* Work to complete
For this exercise, return only the lines from the line containing "Rebuild this chart as a component, using" through the line containing "119, 91, 85.5];", both ends included, exactly as they are.

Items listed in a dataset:

^^^^

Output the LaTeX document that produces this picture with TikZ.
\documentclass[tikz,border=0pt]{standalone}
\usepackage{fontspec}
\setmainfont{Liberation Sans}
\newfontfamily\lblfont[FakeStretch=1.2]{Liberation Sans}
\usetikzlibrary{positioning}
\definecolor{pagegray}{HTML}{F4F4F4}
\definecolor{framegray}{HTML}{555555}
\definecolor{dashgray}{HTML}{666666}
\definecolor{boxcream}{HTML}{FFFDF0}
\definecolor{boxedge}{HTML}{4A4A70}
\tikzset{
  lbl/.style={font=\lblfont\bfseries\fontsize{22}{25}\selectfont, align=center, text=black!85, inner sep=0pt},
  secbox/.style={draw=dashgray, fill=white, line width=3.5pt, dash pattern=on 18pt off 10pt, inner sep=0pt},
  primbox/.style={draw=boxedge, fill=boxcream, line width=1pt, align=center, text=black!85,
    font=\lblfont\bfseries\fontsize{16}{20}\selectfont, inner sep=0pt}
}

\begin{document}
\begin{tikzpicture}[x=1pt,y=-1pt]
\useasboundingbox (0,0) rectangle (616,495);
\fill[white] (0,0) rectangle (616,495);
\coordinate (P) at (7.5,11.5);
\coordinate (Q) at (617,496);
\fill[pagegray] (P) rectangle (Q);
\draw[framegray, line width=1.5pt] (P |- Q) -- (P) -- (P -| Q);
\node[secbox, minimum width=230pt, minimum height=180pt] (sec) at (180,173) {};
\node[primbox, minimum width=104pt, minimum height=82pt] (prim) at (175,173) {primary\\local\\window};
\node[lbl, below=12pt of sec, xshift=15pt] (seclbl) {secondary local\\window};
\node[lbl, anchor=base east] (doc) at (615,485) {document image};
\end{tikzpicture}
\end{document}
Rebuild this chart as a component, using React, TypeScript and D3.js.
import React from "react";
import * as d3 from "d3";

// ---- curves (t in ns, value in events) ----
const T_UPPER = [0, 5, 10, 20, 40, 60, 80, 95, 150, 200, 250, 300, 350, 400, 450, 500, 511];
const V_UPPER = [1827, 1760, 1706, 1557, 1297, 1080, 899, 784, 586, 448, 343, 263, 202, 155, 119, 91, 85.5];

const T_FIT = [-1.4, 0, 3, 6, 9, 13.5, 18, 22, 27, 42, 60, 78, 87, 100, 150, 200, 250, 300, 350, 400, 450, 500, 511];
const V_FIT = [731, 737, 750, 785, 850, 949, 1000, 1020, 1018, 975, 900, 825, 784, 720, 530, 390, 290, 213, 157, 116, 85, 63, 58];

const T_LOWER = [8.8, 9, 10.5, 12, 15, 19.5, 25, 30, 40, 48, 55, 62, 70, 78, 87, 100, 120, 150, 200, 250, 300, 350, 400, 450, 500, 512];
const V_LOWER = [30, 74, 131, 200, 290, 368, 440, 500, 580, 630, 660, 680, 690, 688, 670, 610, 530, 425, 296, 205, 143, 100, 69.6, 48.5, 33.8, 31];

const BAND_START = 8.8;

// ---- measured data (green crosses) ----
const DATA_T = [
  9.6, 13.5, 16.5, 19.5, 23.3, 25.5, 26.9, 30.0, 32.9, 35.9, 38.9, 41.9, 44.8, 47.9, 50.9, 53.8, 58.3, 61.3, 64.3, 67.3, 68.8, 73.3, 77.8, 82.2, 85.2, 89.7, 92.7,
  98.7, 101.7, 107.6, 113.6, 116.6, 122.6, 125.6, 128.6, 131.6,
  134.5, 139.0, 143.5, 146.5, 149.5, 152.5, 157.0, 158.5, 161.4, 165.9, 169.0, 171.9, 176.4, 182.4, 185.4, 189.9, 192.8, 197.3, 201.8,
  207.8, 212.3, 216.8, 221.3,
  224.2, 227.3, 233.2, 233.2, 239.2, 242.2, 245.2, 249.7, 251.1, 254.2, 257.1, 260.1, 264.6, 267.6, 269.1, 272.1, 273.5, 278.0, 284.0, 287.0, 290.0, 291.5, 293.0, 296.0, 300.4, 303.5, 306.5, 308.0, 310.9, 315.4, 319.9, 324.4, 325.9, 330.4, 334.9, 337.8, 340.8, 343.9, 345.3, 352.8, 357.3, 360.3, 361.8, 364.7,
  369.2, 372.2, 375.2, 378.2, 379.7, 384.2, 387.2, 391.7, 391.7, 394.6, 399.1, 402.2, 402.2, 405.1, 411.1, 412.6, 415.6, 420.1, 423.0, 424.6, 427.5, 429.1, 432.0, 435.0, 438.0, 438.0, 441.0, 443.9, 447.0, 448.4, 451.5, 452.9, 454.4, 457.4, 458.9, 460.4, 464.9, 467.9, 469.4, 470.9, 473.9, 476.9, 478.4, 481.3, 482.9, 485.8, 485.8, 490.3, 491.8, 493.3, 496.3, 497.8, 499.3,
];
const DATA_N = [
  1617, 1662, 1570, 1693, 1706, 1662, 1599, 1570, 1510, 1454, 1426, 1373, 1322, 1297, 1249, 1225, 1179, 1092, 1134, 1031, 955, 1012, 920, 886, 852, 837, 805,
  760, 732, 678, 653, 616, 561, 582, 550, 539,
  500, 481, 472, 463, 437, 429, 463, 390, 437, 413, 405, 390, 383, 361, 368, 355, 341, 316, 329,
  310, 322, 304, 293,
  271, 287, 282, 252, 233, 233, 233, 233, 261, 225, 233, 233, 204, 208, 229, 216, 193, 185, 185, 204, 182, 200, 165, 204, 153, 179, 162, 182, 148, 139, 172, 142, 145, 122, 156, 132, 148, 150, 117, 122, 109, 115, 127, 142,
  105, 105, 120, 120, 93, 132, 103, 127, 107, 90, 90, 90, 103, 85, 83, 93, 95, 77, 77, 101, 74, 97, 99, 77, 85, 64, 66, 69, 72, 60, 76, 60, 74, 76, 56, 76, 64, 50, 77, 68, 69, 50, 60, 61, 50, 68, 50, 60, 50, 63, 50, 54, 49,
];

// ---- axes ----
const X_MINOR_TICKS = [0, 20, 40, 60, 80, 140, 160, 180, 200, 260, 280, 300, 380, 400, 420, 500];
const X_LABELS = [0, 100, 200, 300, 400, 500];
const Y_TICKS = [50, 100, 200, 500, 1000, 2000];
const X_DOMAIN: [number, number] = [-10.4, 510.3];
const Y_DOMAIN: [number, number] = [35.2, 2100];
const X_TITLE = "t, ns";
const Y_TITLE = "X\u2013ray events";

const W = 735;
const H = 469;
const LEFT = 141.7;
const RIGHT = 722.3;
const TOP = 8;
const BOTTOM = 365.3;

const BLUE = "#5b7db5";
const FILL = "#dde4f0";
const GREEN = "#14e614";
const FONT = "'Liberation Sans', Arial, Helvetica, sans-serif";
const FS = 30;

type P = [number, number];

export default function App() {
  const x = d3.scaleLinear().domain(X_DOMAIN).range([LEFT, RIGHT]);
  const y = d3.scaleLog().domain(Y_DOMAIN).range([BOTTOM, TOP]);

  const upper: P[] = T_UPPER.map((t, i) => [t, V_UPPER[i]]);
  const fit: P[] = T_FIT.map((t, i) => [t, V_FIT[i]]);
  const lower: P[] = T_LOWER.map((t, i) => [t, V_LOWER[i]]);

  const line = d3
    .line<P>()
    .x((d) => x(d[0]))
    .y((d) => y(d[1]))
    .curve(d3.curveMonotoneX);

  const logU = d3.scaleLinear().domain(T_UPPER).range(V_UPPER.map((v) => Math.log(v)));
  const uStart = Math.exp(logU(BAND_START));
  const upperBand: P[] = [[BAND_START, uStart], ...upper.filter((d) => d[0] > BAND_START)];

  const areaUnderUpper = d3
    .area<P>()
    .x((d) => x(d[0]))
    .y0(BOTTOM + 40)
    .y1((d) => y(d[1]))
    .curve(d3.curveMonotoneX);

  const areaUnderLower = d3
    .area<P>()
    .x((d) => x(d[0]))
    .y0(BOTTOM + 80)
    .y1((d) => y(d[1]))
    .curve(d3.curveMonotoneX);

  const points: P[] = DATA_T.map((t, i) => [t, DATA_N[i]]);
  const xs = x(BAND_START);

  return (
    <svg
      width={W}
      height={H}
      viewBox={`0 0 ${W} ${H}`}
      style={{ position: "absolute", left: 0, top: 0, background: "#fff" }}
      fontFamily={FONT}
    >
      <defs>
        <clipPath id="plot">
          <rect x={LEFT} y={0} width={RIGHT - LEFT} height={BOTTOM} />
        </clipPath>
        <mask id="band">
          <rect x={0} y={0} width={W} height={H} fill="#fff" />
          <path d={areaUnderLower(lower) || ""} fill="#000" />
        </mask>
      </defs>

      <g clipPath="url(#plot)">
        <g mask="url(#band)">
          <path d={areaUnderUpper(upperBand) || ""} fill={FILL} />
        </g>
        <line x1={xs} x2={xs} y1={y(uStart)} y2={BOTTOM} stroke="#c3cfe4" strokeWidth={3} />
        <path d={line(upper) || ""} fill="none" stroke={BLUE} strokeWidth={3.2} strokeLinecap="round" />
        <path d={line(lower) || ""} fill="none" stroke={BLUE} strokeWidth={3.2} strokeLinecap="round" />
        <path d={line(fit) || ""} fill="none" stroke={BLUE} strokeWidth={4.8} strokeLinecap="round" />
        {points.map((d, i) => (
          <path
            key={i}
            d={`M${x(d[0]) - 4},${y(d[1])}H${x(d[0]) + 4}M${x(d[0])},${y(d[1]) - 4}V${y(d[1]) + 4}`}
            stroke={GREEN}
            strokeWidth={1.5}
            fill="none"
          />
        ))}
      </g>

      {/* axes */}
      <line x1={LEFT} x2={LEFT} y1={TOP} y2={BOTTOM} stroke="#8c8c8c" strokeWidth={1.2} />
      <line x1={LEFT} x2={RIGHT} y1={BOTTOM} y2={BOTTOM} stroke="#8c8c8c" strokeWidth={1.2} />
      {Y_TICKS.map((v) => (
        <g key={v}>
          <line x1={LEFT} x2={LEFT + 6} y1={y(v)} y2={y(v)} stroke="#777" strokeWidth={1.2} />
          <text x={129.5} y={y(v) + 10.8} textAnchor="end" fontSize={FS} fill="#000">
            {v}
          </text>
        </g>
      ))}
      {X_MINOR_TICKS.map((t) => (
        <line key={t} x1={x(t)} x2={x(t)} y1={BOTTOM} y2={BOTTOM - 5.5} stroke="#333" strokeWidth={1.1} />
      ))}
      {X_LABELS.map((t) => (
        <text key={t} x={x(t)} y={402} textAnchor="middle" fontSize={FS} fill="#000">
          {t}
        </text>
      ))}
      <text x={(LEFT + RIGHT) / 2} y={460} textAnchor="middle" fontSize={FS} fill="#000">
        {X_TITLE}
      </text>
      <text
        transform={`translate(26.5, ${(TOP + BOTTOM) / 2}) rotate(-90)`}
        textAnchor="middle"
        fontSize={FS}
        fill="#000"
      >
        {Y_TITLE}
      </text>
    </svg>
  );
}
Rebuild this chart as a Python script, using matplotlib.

^^^^

* Written answer
Rebuild this chart as a component, using React, TypeScript and D3.js.
import React from "react";
import * as d3 from "d3";

// ---- curves (t in ns, value in events) ----
const T_UPPER = [0, 5, 10, 20, 40, 60, 80, 95, 150, 200, 250, 300, 350, 400, 450, 500, 511];
const V_UPPER = [1827, 1760, 1706, 1557, 1297, 1080, 899, 784, 586, 448, 343, 263, 202, 155, 119, 91, 85.5];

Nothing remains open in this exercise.